Just a tip - if you give people a deadline the majority will work to that, and so, no matter how many times you chase them, if you tell them that the tax return deadline is 31 January, a significant number will take that as permission to bring in their stuff in January.
Like many firms, we used to tell clients that our deadline was 31 October and that, if they missed it, we couldn't guarantee getting the return done by 31 Jan. So perhaps 70% of clients brought their info to us in the latter half of October.
So, ten years ago we just told them in April, when we sent out checklists etc, that our deadline for the info was 5 July and, guess what, 70% got the stuff in by 5 July. Ten years on that's over 80%.
We bolstered this with a threat of a sliding scale of extra charges if they missed our deadline rising to +100% if after 1 December but I've hardly ever had to impose this because clients are good at asking for an extra week or two and any who would have left it till after 1 December are no longer clients, someone else can put up with them.
Personally, I think sending out the first letter in April is too soon. Most folks won't have all their stuff and so your letter goes 'in the pile' and gets forgotten. I write in early June, by which time most clients will have all their stuff and so can reply straight away.

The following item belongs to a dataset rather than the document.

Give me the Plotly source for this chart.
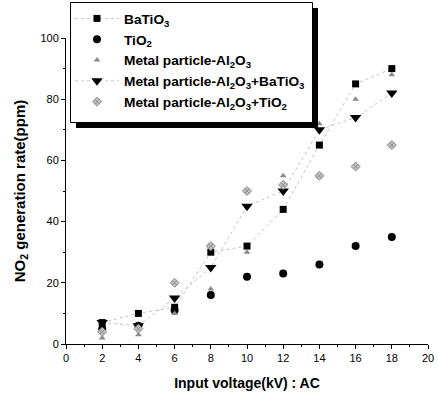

Sending monthly reminders from April will make them into some sort of paper/electronic 'white noise'. I just do two reminders, one at the end of September and another in the first week of January. Seems to work well and we had just two O/S on 31 January from over 1,000!
All the reminders in the world won't stop those recalcitrant clients from delivering their records in January, so I am past worrying about it. If the stuff arrives I deal with it. If it's late I deal with it then.
What does concern me is that even if 10.39m returns did go in by the deadline it still means that 900,000 didn't. I hope those people don't qualify for MTD returns!